Der Käfer fährt in Gedanken mit
Links vom Lenkrad des Porsche Carrera RS steckt bereits der Schlüssel im Zündschloss. Ein Dreh, und die Benzinpumpe summt. Eine weitere Drehung, und der Sechszylinder-Boxer springt an, geht mit einem aggressiven Bollern sofort in Angriffshaltung. Umso erstaunlicher, wie kinderleicht sich so ein Sportwagen in Bewegung setzen lässt. Kupplung, Schaltung, Lenkung – alles wie beim Käfer. Irgendwie zumindest.
Ab 3.000 Umdrehungen jedoch verblasst die Erinnerung an den Bestseller aus Wolfsburg. Vertrieben von diesem einmaligen Fauchen aus dem Heck, das wie eine klare Ansage ins Gehirn dringt: Gas geben, jetzt! Der Drehzahlmesser schießt in Richtung der 6.000er-Marke, zweiter Gang, diesmal bis sechsfünf; dritter Gang, der Fuß drückt voll durch. Da ist es, dieses unnachahmliche Schreien. Heiser und zornig. Mein Gott, wie haben die das bei Porsche nur hingekriegt? Das Ende der Bahn kommt viel zu schnell. Der Porsche Carrera RS dreht quasi auf der Stelle. Seitenneigung ist ihm dabei völlig fremd, und jeder Lenkbefehl wird direkt umgesetzt. Man spürt sofort, dass ihm Kurven liegen, schnelle ganz besonders.

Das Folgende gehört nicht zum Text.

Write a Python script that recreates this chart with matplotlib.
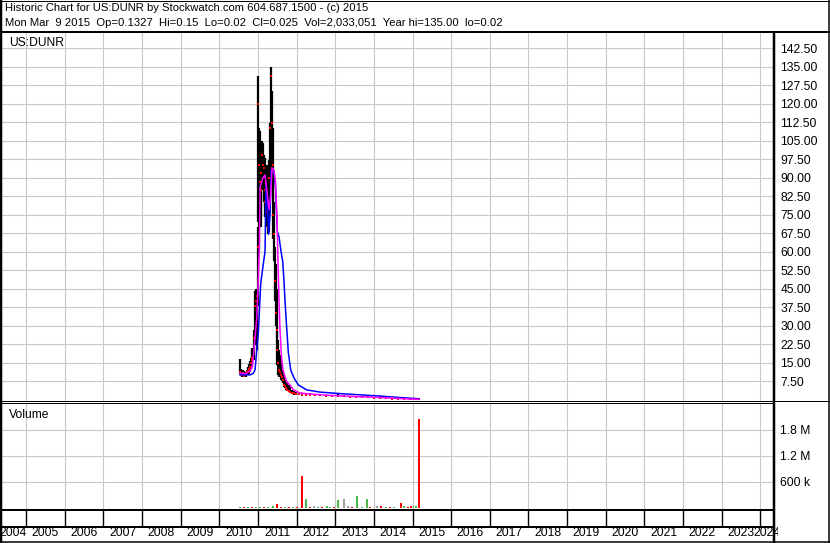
import matplotlib
matplotlib.use("Agg")
import matplotlib.pyplot as plt
from matplotlib.lines import Line2D

plt.rcParams['font.family'] = ['Liberation Sans', 'DejaVu Sans']

W, H = 830, 543

# daily-ish price bars, dates in decimal years
price_dates = [2010.524, 2010.550, 2010.576, 2010.602, 2010.628, 2010.653, 2010.679, 2010.705,
               2010.731, 2010.757, 2010.783, 2010.809, 2010.835, 2010.860, 2010.886, 2010.912,
               2010.938, 2010.964, 2010.990, 2011.010, 2011.029, 2011.049, 2011.070, 2011.091,
               2011.111, 2011.132, 2011.153, 2011.173, 2011.194, 2011.215, 2011.236, 2011.256,
               2011.277, 2011.298, 2011.318, 2011.339, 2011.360, 2011.380, 2011.401, 2011.422,
               2011.443, 2011.463, 2011.484, 2011.505, 2011.525, 2011.546, 2011.572, 2011.598,
               2011.624, 2011.650, 2011.675, 2011.701, 2011.727, 2011.753, 2011.792, 2011.831,
               2011.883, 2011.934, 2011.986, 2012.064, 2012.141, 2012.245, 2012.348, 2012.477,
               2012.607, 2012.762, 2012.917, 2013.072, 2013.228, 2013.383, 2013.538, 2013.693,
               2013.848, 2014.004, 2014.159, 2014.314, 2014.469, 2014.625, 2014.780, 2014.935,
               2015.064, 2015.168]
price_high = [16.4, 12.5, 11.8, 12.0, 11.5, 11.0, 11.2, 12.0, 13.0, 14.5, 15.5, 17.0, 21.0, 20.0,
              28.0, 44.0, 45.0, 44.0, 70.0, 131.0, 110.0, 109.0, 100.0, 96.0, 105.0, 104.0, 99.0,
              98.0, 92.0, 88.0, 95.0, 90.0, 85.0, 97.0, 112.0, 135.0, 125.0, 110.0, 93.0, 80.0,
              62.0, 55.0, 45.0, 28.0, 24.0, 20.0, 18.0, 16.0, 12.0, 11.0, 10.0, 8.0, 7.0, 6.5,
              6.0, 5.0, 4.0, 3.5, 3.2, 3.0, 2.8, 2.6, 2.5, 2.3, 2.2, 2.0, 2.0, 2.2, 1.8, 1.6,
              1.5, 1.4, 1.3, 1.2, 1.5, 1.0, 0.8, 0.6, 0.5, 0.3, 0.2, 0.15]
price_low = [10.2, 9.4, 9.3, 9.6, 9.5, 9.2, 9.2, 9.8, 10.0, 10.5, 11.0, 12.5, 13.0, 14.5,
             16.0, 22.0, 30.0, 20.0, 38.0, 72.0, 60.0, 78.0, 70.0, 74.0, 85.0, 86.0, 80.0,
             78.0, 74.0, 70.0, 72.0, 67.0, 68.0, 75.0, 85.0, 95.0, 92.0, 80.0, 65.0, 56.0,
             40.0, 30.0, 25.0, 14.0, 10.0, 9.0, 9.0, 8.0, 7.5, 6.5, 5.0, 4.5, 4.0, 3.5,
             3.0, 2.5, 2.2, 2.0, 2.0, 2.0, 1.8, 1.7, 1.6, 1.5, 1.4, 1.3, 1.2, 1.2, 1.1, 1.0,
             0.9, 0.8, 0.7, 0.6, 0.5, 0.4, 0.3, 0.2, 0.15, 0.05, 0.02, 0.02]
price_close = [11.0, 10.0, 10.2, 10.8, 10.0, 9.6, 10.4, 11.0, 11.5, 12.5, 13.0, 15.0, 17.0, 16.0,
               25.0, 38.0, 40.0, 42.0, 62.0, 120.0, 95.0, 88.0, 85.0, 92.0, 99.0, 95.0, 94.0,
               85.0, 80.0, 76.0, 82.0, 70.0, 78.0, 90.0, 110.0, 131.0, 112.0, 95.0, 75.0, 67.0,
               48.0, 35.0, 28.0, 20.0, 15.0, 12.0, 11.0, 10.0, 9.0, 8.0, 6.0, 5.5, 4.5, 4.0,
               3.5, 3.0, 2.8, 2.5, 2.4, 2.3, 2.0, 2.0, 1.9, 1.8, 1.7, 1.5, 1.4, 1.5, 1.3, 1.2,
               1.1, 1.0, 0.9, 0.8, 0.7, 0.5, 0.4, 0.3, 0.2, 0.1, 0.05, 0.025]

# moving averages (magenta = short, blue = long)
ma_short_dates = [2010.537, 2010.692, 2010.796, 2010.847, 2010.873, 2010.925, 2010.969, 2011.003,
                  2011.037, 2011.055, 2011.094, 2011.132, 2011.184, 2011.236, 2011.288, 2011.327,
                  2011.365, 2011.417, 2011.456, 2011.495, 2011.520, 2011.546, 2011.572, 2011.616,
                  2011.650, 2011.701, 2011.753, 2011.831, 2011.908, 2012.004, 2012.089, 2012.348,
                  2012.865, 2013.383, 2013.900, 2014.418, 2014.806, 2015.168]
ma_short = [10.7, 10.5, 11.5, 13.0, 16.0, 25.0, 33.0, 45.0, 62.0, 86.0, 88.0, 90.0, 91.0, 84.0,
            77.0, 82.0, 94.0, 93.0, 88.0, 73.0, 56.0, 40.0, 28.0, 16.0, 12.0, 9.1, 7.0, 5.9,
            4.2, 3.2, 2.7, 2.2, 1.7, 1.3, 1.0, 0.6, 0.3, 0.05]
ma_long_dates = [2010.537, 2010.796, 2010.873, 2010.925, 2011.010, 2011.073, 2011.140, 2011.184,
                 2011.210, 2011.249, 2011.280, 2011.314, 2011.339, 2011.417, 2011.456, 2011.502,
                 2011.546, 2011.598, 2011.642, 2011.675, 2011.701, 2011.745, 2011.787, 2011.849,
                 2011.934, 2012.046, 2012.263, 2012.607, 2013.124, 2013.642, 2014.159, 2014.676,
                 2015.168]
ma_long = [10.0, 10.0, 10.5, 12.0, 27.0, 47.0, 55.0, 60.0, 88.0, 78.0, 67.0, 75.0, 93.0, 92.0,
           86.0, 68.0, 66.0, 60.0, 56.0, 48.0, 40.0, 29.0, 19.0, 12.0, 8.7, 5.9, 3.9, 3.0,
           2.4, 1.9, 1.4, 0.8, 0.3]

# volume bars: u = up day (green), d = down day (red), n = unchanged (grey)
vol_dates = [2010.537, 2010.641, 2010.744, 2010.847, 2010.951, 2011.055, 2011.158, 2011.262,
             2011.391, 2011.487, 2011.598, 2011.701, 2011.805, 2011.908, 2012.012, 2012.141,
             2012.245, 2012.348, 2012.460, 2012.555, 2012.658, 2012.780, 2012.865, 2012.969,
             2013.072, 2013.228, 2013.339, 2013.434, 2013.564, 2013.693, 2013.815, 2013.900,
             2014.081, 2014.185, 2014.314, 2014.418, 2014.521, 2014.695, 2014.788, 2014.883,
             2014.961, 2015.026, 2015.090, 2015.160]
vol_shares = [25000, 20000, 25000, 20000, 25000, 30000, 20000, 25000,
              50000, 90000, 25000, 20000, 25000, 20000, 25000, 740000,
              210000, 25000, 40000, 25000, 20000, 40000, 25000, 20000,
              190000, 210000, 50000, 25000, 280000, 25000, 210000, 20000,
              40000, 40000, 25000, 20000, 25000, 120000, 40000, 25000,
              40000, 40000, 40000, 2033051]
vol_dir = ['u', 'd', 'u', 'd', 'u', 'u', 'd', 'u',
           'u', 'd', 'd', 'u', 'd', 'u', 'd', 'd',
           'u', 'd', 'n', 'u', 'd', 'u', 'u', 'd',
           'u', 'n', 'n', 'd', 'u', 'u', 'u', 'd',
           'n', 'd', 'u', 'd', 'u', 'd', 'u', 'd',
           'd', 'u', 'u', 'd']

years = list(range(2004, 2025))
price_ticks = [7.5, 15, 22.5, 30, 37.5, 45, 52.5, 60, 67.5, 75, 82.5, 90, 97.5, 105,
               112.5, 120, 127.5, 135, 142.5]
vol_ticks = [600000, 1200000, 1800000]
vol_tick_labels = ['600 k', '1.2 M', '1.8 M']

title1 = "Historic Chart for US:DUNR by Stockwatch.com 604.687.1500 - (c) 2015"
title2 = ("Mon Mar  9 2015  Op=0.1327  Hi=0.15  Lo=0.02  Cl=0.025  Vol=2,033,051  "
          "Year hi=135.00  lo=0.02")

XMIN, XMAX = 2004.327, 2024.353
PX_PER_YEAR = 38.65
FS = 8.7
TITLE_FS = 8.1
GRID = '#c8c8c8'
vol_colors = {'u': '#4cb84c', 'd': '#ff0000', 'n': '#a0a0a0'}


def fx(x):
    return x / W


def fy(y):
    return 1 - y / H


fig = plt.figure(figsize=(W / 100, H / 100), dpi=100)

ax_p = fig.add_axes([0, fy(400.5), fx(774), (400.5 - 32) / H])
ax_v = fig.add_axes([0, fy(509), fx(774), (509 - 403) / H])
# the year strip is a bit wider so the last label shows past the frame line
ax_d = fig.add_axes([0, fy(541), fx(778), (541 - 509) / H])

for ax in (ax_p, ax_v, ax_d):
    for s in ax.spines.values():
        s.set_visible(False)
    ax.set_facecolor('white')
ax_p.set_xlim(XMIN, XMAX)
ax_v.set_xlim(XMIN, XMAX)
ax_d.set_xlim(XMIN, XMIN + 778 / PX_PER_YEAR)

# price panel
ax_p.set_ylim(-0.4, 149.0)
ax_p.set_xticks(years[1:])
ax_p.set_yticks(price_ticks)
ax_p.set_yticklabels(['%.2f' % t for t in price_ticks])
ax_p.grid(True, color=GRID, lw=0.8)
ax_p.set_axisbelow(True)
ax_p.tick_params(axis='x', length=0, labelbottom=False)
ax_p.tick_params(axis='y', length=0, left=False, labelleft=False, right=False,
                 labelright=True, pad=4.5, labelsize=FS)

ax_p.vlines(price_dates, price_low, price_high, color='black', lw=1.6, zorder=2)
ax_p.plot(price_dates, price_close, ls='none', marker='s', ms=1.8, mew=0,
          color='red', zorder=3)
ax_p.plot(ma_long_dates, ma_long, color='#0000ff', lw=1.1, zorder=4)
ax_p.plot(ma_short_dates, ma_short, color='#ff00ff', lw=1.1, zorder=5)

# volume panel
ax_v.set_ylim(-20000, 2410000)
ax_v.set_xticks(years[1:])
ax_v.set_yticks(vol_ticks)
ax_v.set_yticklabels(vol_tick_labels)
ax_v.grid(True, color=GRID, lw=0.8)
ax_v.set_axisbelow(True)
ax_v.tick_params(axis='x', length=0, labelbottom=False)
ax_v.tick_params(axis='y', length=0, left=False, labelleft=False, right=False,
                 labelright=True, pad=4.5, labelsize=FS)
ax_v.bar(vol_dates, vol_shares, width=0.045, color=[vol_colors[d] for d in vol_dir],
         zorder=2)

# date strip with year cells
ax_d.set_ylim(0, 1)
ax_d.set_xticks([])
ax_d.set_yticks([])
ax_d.vlines(years[1:], 0.47, 1, color='black', lw=1.0)
for y in years:
    a = max(y, XMIN)
    b = min(y + 1, XMAX)
    ax_d.text((a + b) / 2, 0.24, str(y), ha='center', va='center', fontsize=FS,
              clip_on=True)


# frame lines, in pixel positions
def hline(y, x0, x1, lw):
    fig.add_artist(Line2D([fx(x0), fx(x1)], [fy(y), fy(y)], color='black', lw=lw * 0.72,
                          solid_capstyle='butt'))


def vline(x, y0, y1, lw):
    fig.add_artist(Line2D([fx(x), fx(x)], [fy(y0), fy(y1)], color='black', lw=lw * 0.72,
                          solid_capstyle='butt'))


hline(0.5, 0, W, 1)
hline(32, 0, W, 2)
hline(400.7, 0, W, 1)
hline(403.2, 0, 774, 1)
hline(509.8, 0, 774, 2)
hline(526.5, 0, 774, 2)
hline(541.8, 0, W, 1.5)
vline(1.2, 0, H, 2.5)
vline(774, 32, H, 2.5)
vline(829.3, 0, H, 1.5)

fig.text(fx(5), fy(11), title1, fontsize=TITLE_FS, va='baseline')
fig.text(fx(5), fy(25.5), title2, fontsize=TITLE_FS, va='baseline')
fig.text(fx(9), fy(46), 'US:DUNR', fontsize=FS, va='baseline')
fig.text(fx(9), fy(418), 'Volume', fontsize=FS, va='baseline')

fig.savefig('out.png', dpi=100, facecolor='white')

Ein letztes Mal muss der imaginäre Alpenpass herhalten, dann ist Schluss für heute. Oder fast. Einmal geht noch. Nur ein einziges Mal noch diesen Motor spüren, die Gänge ausdrehen. Droge Carrera. Ein paar Sprints über eine abgesperrte Landebahn genügen, und man ist drauf. Einfach so. Zurück zu den beiden anderen, die bereits für die Fotoproduktion aufgereiht auf den Porsche warten. Was für ein Trio! Der gestrippte BMW 3.0 CSL – zeitlos elegant und voller Power. Der Capri RS 2600 mit seinem brutalen Muscle-Car-Charme. Der Porsche Carrera RS als ultimativer 911er-Ableger. Es fällt schwer, nicht doch noch Beifall zu klatschen.